Instructions for the task: Print, without altering anything, the lines from the one that holds "Convert this chart to Plotly.js code." to the one that holds "5500, 8900, 13400, 14800, 13800, 11600, 7300];", inclusive. No other lines belong in the output.

Information supplied:
>> Start

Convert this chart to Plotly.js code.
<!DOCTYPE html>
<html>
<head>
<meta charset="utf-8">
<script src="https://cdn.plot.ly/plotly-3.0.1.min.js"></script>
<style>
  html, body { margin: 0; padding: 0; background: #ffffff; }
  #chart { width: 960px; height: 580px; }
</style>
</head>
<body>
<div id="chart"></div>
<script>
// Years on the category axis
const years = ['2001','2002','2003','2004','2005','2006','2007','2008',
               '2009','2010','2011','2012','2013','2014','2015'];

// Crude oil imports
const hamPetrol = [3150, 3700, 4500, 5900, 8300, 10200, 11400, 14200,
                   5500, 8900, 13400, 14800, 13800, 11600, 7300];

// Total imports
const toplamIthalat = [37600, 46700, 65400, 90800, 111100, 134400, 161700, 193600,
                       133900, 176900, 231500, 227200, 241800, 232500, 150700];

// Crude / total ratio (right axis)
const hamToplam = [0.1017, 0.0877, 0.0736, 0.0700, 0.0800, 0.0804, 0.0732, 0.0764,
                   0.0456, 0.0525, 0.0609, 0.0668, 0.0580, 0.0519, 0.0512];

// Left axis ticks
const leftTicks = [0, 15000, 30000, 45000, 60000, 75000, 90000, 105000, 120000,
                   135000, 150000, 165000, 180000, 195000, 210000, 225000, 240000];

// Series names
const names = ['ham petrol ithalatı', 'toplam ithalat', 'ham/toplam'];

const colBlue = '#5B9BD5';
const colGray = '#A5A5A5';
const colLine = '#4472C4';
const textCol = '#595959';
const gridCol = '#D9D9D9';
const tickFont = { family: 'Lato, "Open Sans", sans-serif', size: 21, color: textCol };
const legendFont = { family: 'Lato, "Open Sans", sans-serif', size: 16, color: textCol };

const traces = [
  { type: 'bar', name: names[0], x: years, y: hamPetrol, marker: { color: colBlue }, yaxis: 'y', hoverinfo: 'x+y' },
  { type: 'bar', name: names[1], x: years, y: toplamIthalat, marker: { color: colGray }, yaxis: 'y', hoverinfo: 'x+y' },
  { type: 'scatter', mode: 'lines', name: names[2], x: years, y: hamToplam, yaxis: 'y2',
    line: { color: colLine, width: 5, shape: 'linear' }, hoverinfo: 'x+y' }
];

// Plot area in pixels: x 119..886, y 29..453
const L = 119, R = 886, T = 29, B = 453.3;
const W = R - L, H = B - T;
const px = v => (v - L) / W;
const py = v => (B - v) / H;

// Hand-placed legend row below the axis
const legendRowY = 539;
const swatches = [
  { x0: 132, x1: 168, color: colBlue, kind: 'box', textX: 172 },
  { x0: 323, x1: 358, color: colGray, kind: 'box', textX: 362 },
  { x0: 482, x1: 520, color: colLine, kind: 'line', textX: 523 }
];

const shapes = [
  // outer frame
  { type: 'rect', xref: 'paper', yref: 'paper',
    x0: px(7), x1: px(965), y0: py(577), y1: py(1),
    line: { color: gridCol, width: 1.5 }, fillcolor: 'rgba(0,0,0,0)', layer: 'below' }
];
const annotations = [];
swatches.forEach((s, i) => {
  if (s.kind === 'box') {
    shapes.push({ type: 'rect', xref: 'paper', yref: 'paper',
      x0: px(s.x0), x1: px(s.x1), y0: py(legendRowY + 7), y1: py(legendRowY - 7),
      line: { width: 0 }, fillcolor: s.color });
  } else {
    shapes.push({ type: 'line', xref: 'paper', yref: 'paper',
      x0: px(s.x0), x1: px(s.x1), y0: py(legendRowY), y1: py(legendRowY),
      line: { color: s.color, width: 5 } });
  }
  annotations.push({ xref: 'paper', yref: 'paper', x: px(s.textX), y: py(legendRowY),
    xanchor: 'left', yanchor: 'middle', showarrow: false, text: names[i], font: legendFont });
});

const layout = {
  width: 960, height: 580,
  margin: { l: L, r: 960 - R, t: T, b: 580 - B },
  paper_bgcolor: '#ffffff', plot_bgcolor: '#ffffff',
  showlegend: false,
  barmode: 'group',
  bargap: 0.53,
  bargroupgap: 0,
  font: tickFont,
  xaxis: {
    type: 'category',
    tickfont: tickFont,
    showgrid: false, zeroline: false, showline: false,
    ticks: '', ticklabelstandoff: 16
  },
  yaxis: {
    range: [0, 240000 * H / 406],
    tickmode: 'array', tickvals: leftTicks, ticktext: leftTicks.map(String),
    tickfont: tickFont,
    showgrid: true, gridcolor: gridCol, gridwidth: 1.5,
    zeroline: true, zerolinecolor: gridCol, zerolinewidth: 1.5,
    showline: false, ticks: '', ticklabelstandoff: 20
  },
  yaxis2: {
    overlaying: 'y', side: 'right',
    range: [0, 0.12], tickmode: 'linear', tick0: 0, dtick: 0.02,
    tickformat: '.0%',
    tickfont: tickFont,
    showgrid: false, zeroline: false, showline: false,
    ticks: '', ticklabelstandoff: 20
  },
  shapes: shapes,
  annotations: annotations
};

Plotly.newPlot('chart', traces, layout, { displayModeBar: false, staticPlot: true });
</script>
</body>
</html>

>> End
>> Start

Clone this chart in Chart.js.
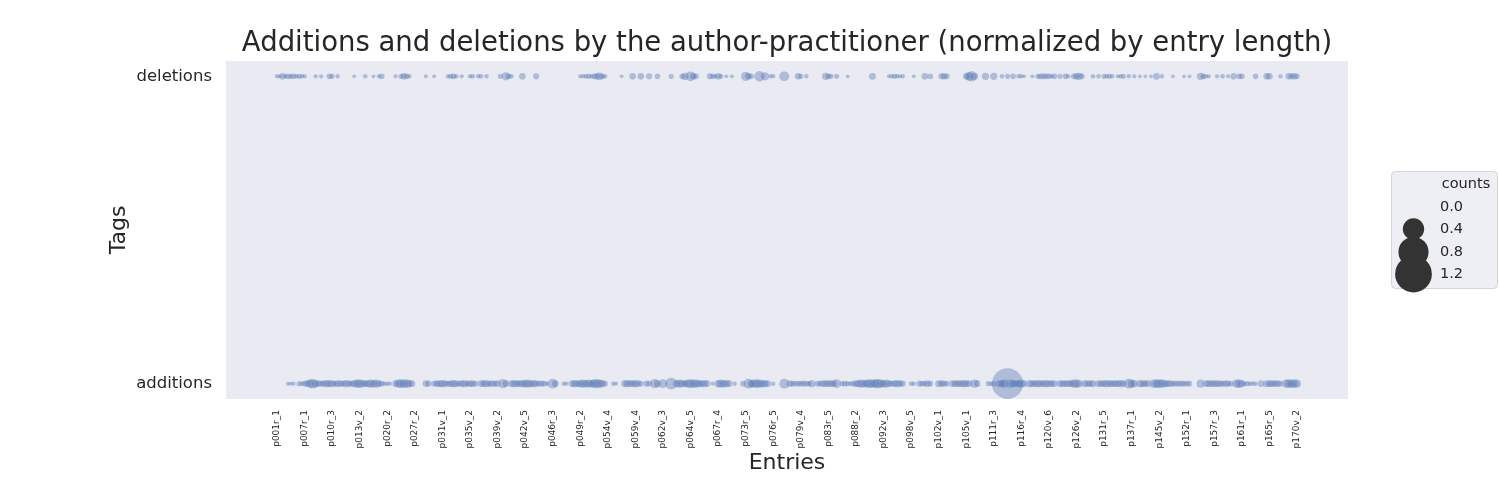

>> End

Written response:
Convert this chart to Plotly.js code.
<!DOCTYPE html>
<html>
<head>
<meta charset="utf-8">
<script src="https://cdn.plot.ly/plotly-3.0.1.min.js"></script>
<style>
  html, body { margin: 0; padding: 0; background: #ffffff; }
  #chart { width: 960px; height: 580px; }
</style>
</head>
<body>
<div id="chart"></div>
<script>
// Years on the category axis
const years = ['2001','2002','2003','2004','2005','2006','2007','2008',
               '2009','2010','2011','2012','2013','2014','2015'];

// Crude oil imports
const hamPetrol = [3150, 3700, 4500, 5900, 8300, 10200, 11400, 14200,
                   5500, 8900, 13400, 14800, 13800, 11600, 7300];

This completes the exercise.